Los mismos dilemas morales, los problemas de naturaleza espiritual que requieren decisiones inmediatas y que responden a mecanismos incompatibles con todo tratamiento racional y con todo análisis y que, igualmente, no hacen lugar al ensayo y error y no admiten dilaciones de ninguna clase, ¿no impugnan esta teoría? ¿No se presentan como definitivas excepciones que no comprueban ninguna regla? Considérese la tortura, por ejemplo, ¿qué puede decidir? ¿Qué puede elegir la víctima? Su recurso de supervivencia más caro, ¿a qué puede atinar? Su inteligencia en la versión más potente de todas sus facultades, ¿qué tiene para activar en medio del horror más íntimo, solitario, desvalido? Considérese el internamiento en un campo de concentración, la vida de quien no sabe si vivirá unos minutos, unos días más o unas semanas, y cuyas condiciones de existencia diaria no satisfacen ni siquiera la más paupérrima de las necesidades humanas, ¿qué puede elegir el hombre, si en esa situación todavía puede llamarse hombre?
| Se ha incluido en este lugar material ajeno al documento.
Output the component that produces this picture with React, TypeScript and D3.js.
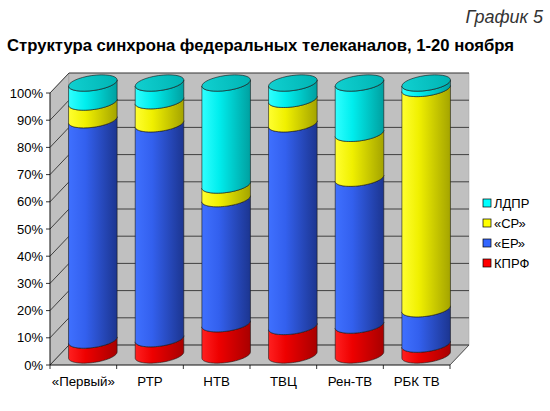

“El prisionero de un campo de concentración tenía un miedo brutal a tomar decisiones o a adoptar cualquier tipo de iniciativa. Era la consecuencia del fuerte sentimiento de saberse un juguete del destino, como si el destino irremediablemente se hubiese apoderado de uno; era mejor no pretender interferir y dejarle seguir su propio curso. Cuéntese, además, con la típica apatía que paralizaba el ánimo de los prisioneros. No obstante, a veces, era necesario tomar decisiones apresuradas, rápidas, que podían implicar la vida o la muerte, aunque quizá el prisionero hubiera preferido que el destino eligiera por él. Este querer zafarse de la responsabilidad de decidir se manifestaba especialmente si al prisionero se le presentaba la ocasión de evadirse: ¿fugarse o no fugarse del campo? En aquellos escasos minutos para reflexionar y decidir ¾y siempre era cuestión de unos pocos minutos¾, sufría las infernales torturas de la indecisión. ¿Debía intentar escapar? ¿Resultaba razonable correr ese riesgo?” (Frankl, 2012, 82).

“Puedo contestar a las preguntas anteriores desde la óptica de la experiencia y también con arreglo a los principios. Las experiencias de la vida en un campo demuestran que el hombre mantiene su capacidad de elección. Los ejemplos son abundantes, algunos heroicos; también se comprueba cómo algunos eran capaces de superar la apatía y la irritabilidad. El hombre puede conservar un reducto de libertad espiritual, de independencia mental, incluso en aquellos crueles estados de tensión psíquica y de indigencia física. Los supervivientes de los campos de concentración aún recordamos a algunos hombres que visitaban los barracones consolando a los demás y ofreciéndoles su único mendrugo de pan. Quizá no fuesen muchos, pero esos pocos representaban una muestra irrefutable de que al hombre se le puede arrebatar todo salvo una cosa: la última de las libertades humanas -la elección de la actitud personal que debe adoptar frente al destino- para decidir su propio camino.” (Frankl, ob. cit., 90).

“¿Quién es, en realidad, el hombre? Es el ser que siempre decide lo que es.” (Frankl, ob. cit., 110)


REFERENCIAS:

FERRATER MORA, José (1985). Fundamentos de filosofía, Madrid, Alianza.
FRANKL, Viktor (2012). El hombre en busca del sentido, Barcelona, Herder.
FREGE, Gottlob (1973). Estudios de semántica, Barcelona, Ariel
GARCÍA SUÁREZ, Alfonso (1977). Modos de significar, Madrid, Tecnos.
ORTEGA Y GASSET, José (1979). La idea de principio en Leibniz, Madrid, Revista de Occidente/Alianza.
SEARLE, John (1980). Actos de habla, Madrid, Cátedra.
WITTGENSTEIN, Ludwig (1988). Investigaciones filosóficas, Barcelona, Crítica.